MINING is among the key sectors that have been touched by reforms and which have contributed to the growth of Tanzania’s economy during the first phase of the administration of President John Magufuli.
Data from the National Bureau of Statistics (NBS) shows that mining contributed 15.3 per cent to the country’s Gross Domestic Product (GDP) in the first quarter (from January to March 2020), thanks to the reforms that have been made.
The reforms have also benefited small-scale miners, as the government through the Ministry of Minerals has been issuing mining silences to small-scale miners and put in place policies and guidelines for their empowerment.
Among other things, the government has enacted a law designed to relieve small-scale miners of the burden of paying the withholding tax of 5 per cent and 18 per cent value added tax.
The move attracted more small-miners to the business with the government issuing at least 78 mining licences in 2019 alone.
According to NBS, the mining sector recorded the growth rate of 15.3 per cent in the first quarter of 2020 compared to the growth rate of 10.0 per cent recorded during the similar quarter of 2019.

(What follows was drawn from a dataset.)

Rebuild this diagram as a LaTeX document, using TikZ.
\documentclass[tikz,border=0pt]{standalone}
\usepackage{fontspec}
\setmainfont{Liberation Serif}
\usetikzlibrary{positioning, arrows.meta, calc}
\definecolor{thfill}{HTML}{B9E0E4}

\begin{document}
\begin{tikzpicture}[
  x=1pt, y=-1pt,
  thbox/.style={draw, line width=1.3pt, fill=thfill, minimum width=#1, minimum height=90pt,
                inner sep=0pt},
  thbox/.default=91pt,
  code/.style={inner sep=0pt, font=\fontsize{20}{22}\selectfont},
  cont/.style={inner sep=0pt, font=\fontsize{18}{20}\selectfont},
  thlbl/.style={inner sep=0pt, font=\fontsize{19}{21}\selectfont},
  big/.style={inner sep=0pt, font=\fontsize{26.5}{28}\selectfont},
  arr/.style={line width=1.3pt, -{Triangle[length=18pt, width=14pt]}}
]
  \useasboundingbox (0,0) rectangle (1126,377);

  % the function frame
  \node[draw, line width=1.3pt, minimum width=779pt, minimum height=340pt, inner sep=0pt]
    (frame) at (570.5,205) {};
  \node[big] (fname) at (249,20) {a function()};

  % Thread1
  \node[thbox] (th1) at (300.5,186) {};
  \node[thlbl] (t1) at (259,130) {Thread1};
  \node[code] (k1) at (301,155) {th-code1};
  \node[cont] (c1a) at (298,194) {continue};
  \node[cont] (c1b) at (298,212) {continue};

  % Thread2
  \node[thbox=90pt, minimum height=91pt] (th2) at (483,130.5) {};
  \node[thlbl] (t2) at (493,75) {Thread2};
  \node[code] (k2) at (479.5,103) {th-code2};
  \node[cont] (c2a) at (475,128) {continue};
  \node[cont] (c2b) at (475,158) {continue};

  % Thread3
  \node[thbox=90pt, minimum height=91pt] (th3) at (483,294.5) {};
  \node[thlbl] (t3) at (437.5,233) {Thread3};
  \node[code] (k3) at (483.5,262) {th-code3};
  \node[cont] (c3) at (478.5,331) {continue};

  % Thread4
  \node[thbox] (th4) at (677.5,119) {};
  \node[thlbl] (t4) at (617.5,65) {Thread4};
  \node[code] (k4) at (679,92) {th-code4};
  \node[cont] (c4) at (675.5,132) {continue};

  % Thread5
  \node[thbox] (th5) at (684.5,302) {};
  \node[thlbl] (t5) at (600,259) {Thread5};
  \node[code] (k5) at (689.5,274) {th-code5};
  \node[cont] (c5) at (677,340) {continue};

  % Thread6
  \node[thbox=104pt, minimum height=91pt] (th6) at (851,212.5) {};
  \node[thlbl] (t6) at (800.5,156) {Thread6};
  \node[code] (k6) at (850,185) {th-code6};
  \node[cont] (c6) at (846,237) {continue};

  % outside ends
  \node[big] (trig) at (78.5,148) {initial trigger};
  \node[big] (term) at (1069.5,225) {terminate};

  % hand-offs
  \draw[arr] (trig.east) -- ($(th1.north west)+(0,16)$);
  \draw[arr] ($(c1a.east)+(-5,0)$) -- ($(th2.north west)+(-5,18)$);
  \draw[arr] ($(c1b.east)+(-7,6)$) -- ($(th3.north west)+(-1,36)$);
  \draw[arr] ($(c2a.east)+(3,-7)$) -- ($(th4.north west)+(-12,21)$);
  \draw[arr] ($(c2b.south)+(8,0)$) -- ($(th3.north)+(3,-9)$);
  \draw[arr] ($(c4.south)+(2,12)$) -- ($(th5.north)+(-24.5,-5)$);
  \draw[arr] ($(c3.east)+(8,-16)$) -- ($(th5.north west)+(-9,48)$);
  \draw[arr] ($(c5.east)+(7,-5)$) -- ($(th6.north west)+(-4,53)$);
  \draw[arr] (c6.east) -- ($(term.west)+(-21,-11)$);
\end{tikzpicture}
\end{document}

“The growth was mainly attributed to an increase in the production of gold and silver. During the period under review, gold production increased to 12,404kg in the first quarter of 2020 from 8,656kg in the corresponding quarter of 2019,” reads part of the report.
Moreover, production of silver increased to 3,128kg in the first quarter of 2020 from 2,856kg in the similar quarter of 2019. Salt production increased by 17 per cent to 35,497 tonnes in the first quarter 2020 from 31,321 tonnes in the similar quarter of 2019. When tabling the ministry’s budget estimates for 2020/21, Minister for Minerals Doto Biteko said the government had also continued educating small-scale miners on better ways that they could play in the mining sector.

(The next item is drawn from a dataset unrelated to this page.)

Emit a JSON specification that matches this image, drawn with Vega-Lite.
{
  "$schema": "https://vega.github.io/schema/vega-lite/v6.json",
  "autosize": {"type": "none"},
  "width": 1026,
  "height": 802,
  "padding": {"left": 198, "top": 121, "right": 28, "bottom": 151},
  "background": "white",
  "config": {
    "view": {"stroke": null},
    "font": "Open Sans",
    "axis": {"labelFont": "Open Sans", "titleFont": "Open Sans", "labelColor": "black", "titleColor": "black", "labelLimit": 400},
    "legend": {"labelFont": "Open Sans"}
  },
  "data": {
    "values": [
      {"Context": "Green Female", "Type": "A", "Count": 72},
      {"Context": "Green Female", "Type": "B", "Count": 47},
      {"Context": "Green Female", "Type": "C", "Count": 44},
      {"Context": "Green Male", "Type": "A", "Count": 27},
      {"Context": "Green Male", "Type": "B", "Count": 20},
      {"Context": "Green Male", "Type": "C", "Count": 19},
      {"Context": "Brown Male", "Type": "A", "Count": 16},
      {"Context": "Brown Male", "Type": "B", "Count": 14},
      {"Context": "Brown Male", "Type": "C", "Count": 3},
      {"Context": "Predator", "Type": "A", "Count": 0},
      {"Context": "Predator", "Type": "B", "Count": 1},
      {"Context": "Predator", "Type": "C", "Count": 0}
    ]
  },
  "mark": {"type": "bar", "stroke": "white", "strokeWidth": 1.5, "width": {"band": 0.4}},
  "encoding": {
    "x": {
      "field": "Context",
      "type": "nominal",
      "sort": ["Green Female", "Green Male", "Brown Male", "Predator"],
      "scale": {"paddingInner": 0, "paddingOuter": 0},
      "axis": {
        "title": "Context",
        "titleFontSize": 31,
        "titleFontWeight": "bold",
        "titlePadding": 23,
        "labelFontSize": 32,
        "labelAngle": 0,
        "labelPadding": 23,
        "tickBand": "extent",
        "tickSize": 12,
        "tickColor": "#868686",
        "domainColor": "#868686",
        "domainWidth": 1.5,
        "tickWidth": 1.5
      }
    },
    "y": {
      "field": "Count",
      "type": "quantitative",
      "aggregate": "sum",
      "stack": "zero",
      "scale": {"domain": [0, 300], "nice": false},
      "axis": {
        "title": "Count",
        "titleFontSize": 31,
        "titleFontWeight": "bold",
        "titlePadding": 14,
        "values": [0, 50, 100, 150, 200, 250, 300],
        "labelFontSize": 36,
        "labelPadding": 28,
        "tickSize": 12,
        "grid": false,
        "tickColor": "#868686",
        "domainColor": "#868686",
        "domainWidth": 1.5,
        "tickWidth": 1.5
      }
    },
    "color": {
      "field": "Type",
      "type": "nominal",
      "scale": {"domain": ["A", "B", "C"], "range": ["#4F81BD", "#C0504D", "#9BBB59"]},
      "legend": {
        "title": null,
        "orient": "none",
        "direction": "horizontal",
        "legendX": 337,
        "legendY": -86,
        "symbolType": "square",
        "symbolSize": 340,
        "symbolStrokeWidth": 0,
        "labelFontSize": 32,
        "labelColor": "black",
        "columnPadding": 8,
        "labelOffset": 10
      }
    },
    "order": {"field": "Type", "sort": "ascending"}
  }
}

While global artisanal and small-scale miners have often not accorded with the attention they deserve as governments embrace large-scale mining firms at least in Tanzania the focus is shifting in their favour.
In doing so, the government also withdrew licences belonging to the country’s two biggest mining companies, Barrick Gold Corp and London-listed Glencore Plc from the gold-rich areas in north-western to allow more than 5,000 small-scale miners to gain access to fields.
President Magufuli directed the revocation of big investors’ licences in Mwanza Region to pave the way for small-scale miners.
This was done following the fact that for years, Tanzanians were not benefiting from the country’s natural resources, especially minerals due to dubious investors supported by corrupt government officials.
During the campaign for 2015 general election, Dr Magufuli pledged to empower small-scale miners, revoke licences for firms and individuals who breached the law and identified more special areas for small-scale miners.
He did the same after he was elected. As a result, more small-scale miners have been empowered.
One of the Mirerani-based artisanal miner, Mr Saniniu Laizer, recently extracted about 15km of Tanzanite gemstone which he sold to the government at 7.7bn/-.
The new billionaire, who is now the talk of the town, commended the government for its efforts to help small-scale miners through which the 24km perimeter wall along Mererani mine was constructed.
“Unearthing the gemstone was one thing, but getting it safe until the point of sale is quite another. I attribute the successful sale of it to the security which is an innovation of President Magufuli,” said Mr Laizer.
Mr Laizer said there were people who were laughing at the idea of constructing the 24km perimeter wall, mostly those outside the mine, but as for him and other miners, they found it to be an important step towards their security and ensure what they got remained theirs to the end.